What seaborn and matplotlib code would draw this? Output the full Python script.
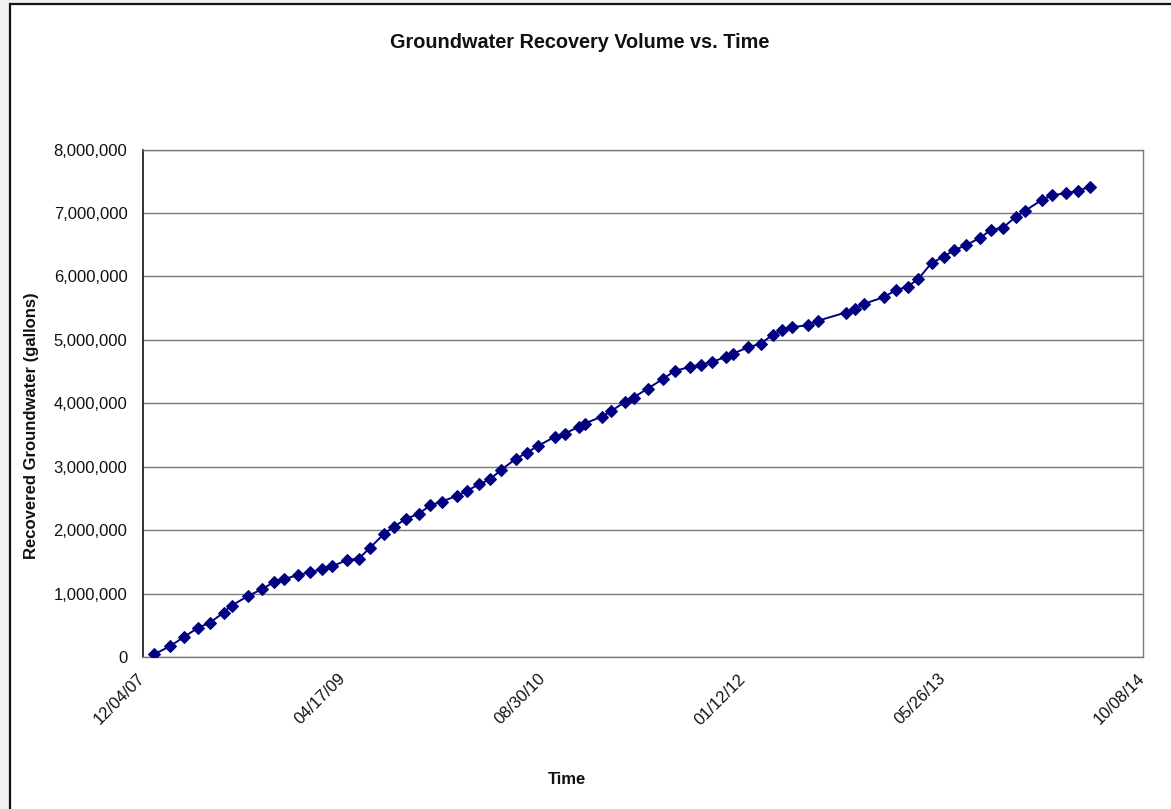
import matplotlib
matplotlib.use("Agg")
import matplotlib.pyplot as plt
import matplotlib.dates as mdates
from matplotlib.patches import Rectangle
from matplotlib.ticker import FuncFormatter
import pandas as pd
import seaborn as sns

# Sampling dates and cumulative recovered volume (gallons)
sample_dates = [
    "2008-01-01", "2008-02-10", "2008-03-15", "2008-04-20", "2008-05-20",
    "2008-06-23", "2008-07-13", "2008-08-23", "2008-09-27", "2008-10-27",
    "2008-11-21", "2008-12-27", "2009-01-25", "2009-02-23", "2009-03-22",
    "2009-04-28", "2009-05-27", "2009-06-24", "2009-07-29", "2009-08-22",
    "2009-09-23", "2009-10-25", "2009-11-21", "2009-12-21", "2010-01-27",
    "2010-02-22", "2010-03-23", "2010-04-20", "2010-05-18", "2010-06-23",
    "2010-07-21", "2010-08-19", "2010-09-29", "2010-10-24", "2010-11-28",
    "2010-12-13", "2011-01-25", "2011-02-16", "2011-03-23", "2011-04-14",
    "2011-05-19", "2011-06-26", "2011-07-26", "2011-09-01", "2011-09-29",
    "2011-10-27", "2011-11-30", "2011-12-18", "2012-01-25", "2012-02-26",
    "2012-03-27", "2012-04-19", "2012-05-14", "2012-06-24", "2012-07-18",
    "2012-09-25", "2012-10-18", "2012-11-11", "2012-12-29", "2013-01-28",
    "2013-02-28", "2013-03-26", "2013-04-28", "2013-05-28", "2013-06-23",
    "2013-07-23", "2013-08-28", "2013-09-23", "2013-10-24", "2013-11-25",
    "2013-12-17", "2014-01-30", "2014-02-24", "2014-03-30", "2014-04-30",
    "2014-05-28",
]
recovered_gallons = [
    40000, 170000, 310000, 460000, 540000,
    700000, 810000, 960000, 1070000, 1180000,
    1230000, 1290000, 1340000, 1380000, 1430000,
    1530000, 1550000, 1720000, 1940000, 2050000,
    2180000, 2260000, 2390000, 2450000, 2540000,
    2620000, 2720000, 2800000, 2950000, 3120000,
    3220000, 3330000, 3470000, 3520000, 3630000,
    3680000, 3790000, 3870000, 4020000, 4090000,
    4230000, 4380000, 4510000, 4570000, 4610000,
    4650000, 4730000, 4780000, 4880000, 4940000,
    5080000, 5150000, 5200000, 5230000, 5300000,
    5430000, 5490000, 5570000, 5670000, 5780000,
    5840000, 5960000, 6210000, 6310000, 6410000,
    6490000, 6610000, 6730000, 6770000, 6940000,
    7030000, 7210000, 7280000, 7310000, 7350000,
    7410000,
]
axis_start = "2007-12-04"
axis_end = "2014-10-08"
y_ticks = [0, 1000000, 2000000, 3000000, 4000000, 5000000, 6000000, 7000000, 8000000]

sns.set_style("white")
plt.rcParams["font.family"] = ["Liberation Sans", "DejaVu Sans"]

df = pd.DataFrame({"Date": pd.to_datetime(sample_dates), "Gallons": recovered_gallons})

W, H = 1171, 809
fig = plt.figure(figsize=(W / 100, H / 100), dpi=100)
fig.patch.set_facecolor("#f0f0f0")

# white chart sheet with a dark frame on its top and left edges
sheet = Rectangle((10 / W, -0.1), 1.2, 1.1 - 4 / H, transform=fig.transFigure,
                  facecolor="white", edgecolor="#111111", linewidth=1.6, zorder=-10)
fig.patches.append(sheet)

ax = fig.add_axes([142.7 / W, 1 - 657 / H, 1000 / W, 507.5 / H])
ax.set_zorder(1)
ax.set_facecolor("none")

sns.lineplot(data=df, x="Date", y="Gallons", ax=ax, color="#000080",
             linewidth=1.4, marker="D", markersize=6.5,
             markeredgecolor="#000080", zorder=3)

x0, x1 = pd.Timestamp(axis_start), pd.Timestamp(axis_end)
ax.set_xlim(x0, x1)
ax.set_ylim(y_ticks[0], y_ticks[-1])
ax.set_xticks(pd.date_range(x0, x1, freq="500D"))
ax.xaxis.set_major_formatter(mdates.DateFormatter("%m/%d/%y"))
ax.set_yticks(y_ticks)
ax.yaxis.set_major_formatter(FuncFormatter(lambda v, p: f"{int(v):,}"))

ax.grid(axis="y", color="#7a7a7a", linewidth=1.0)
ax.grid(axis="x", visible=False)
for side in ["top", "right", "bottom"]:
    ax.spines[side].set_color("#7a7a7a")
    ax.spines[side].set_linewidth(1.0)
ax.spines["left"].set_color("#111111")
ax.spines["left"].set_linewidth(1.2)

ax.tick_params(axis="both", direction="out", length=5, width=1,
               color="#333333", labelsize=12, labelcolor="#111111")
ax.tick_params(axis="y", pad=6)
ax.tick_params(axis="x", pad=9)
for lbl in ax.get_xticklabels():
    lbl.set_rotation(45)
    lbl.set_ha("right")
    lbl.set_va("center")
    lbl.set_rotation_mode("anchor")

ax.set_xlabel("")
ax.set_ylabel("")
fig.text(580 / W, 1 - 43 / H, "Groundwater Recovery Volume vs. Time",
         ha="center", va="center", fontsize=14.3, fontweight="bold", color="#111111")
fig.text(32 / W, 1 - 426 / H, "Recovered Groundwater (gallons)", rotation=90,
         ha="center", va="center", fontsize=12, fontweight="bold", color="#111111")
fig.text(567 / W, 1 - 779 / H, "Time", ha="center", va="center",
         fontsize=12, fontweight="bold", color="#111111")

fig.savefig("out.png", dpi=100, facecolor=fig.get_facecolor())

** THE PROBLEM **
Repeat the lines of the listing above verbatim, beginning at its first line and ending at the line containing "import seaborn as sns", which is included. Omit pictures.

** WORKED ANSWER **
What seaborn and matplotlib code would draw this? Output the full Python script.
import matplotlib
matplotlib.use("Agg")
import matplotlib.pyplot as plt
import matplotlib.dates as mdates
from matplotlib.patches import Rectangle
from matplotlib.ticker import FuncFormatter
import pandas as pd
import seaborn as sns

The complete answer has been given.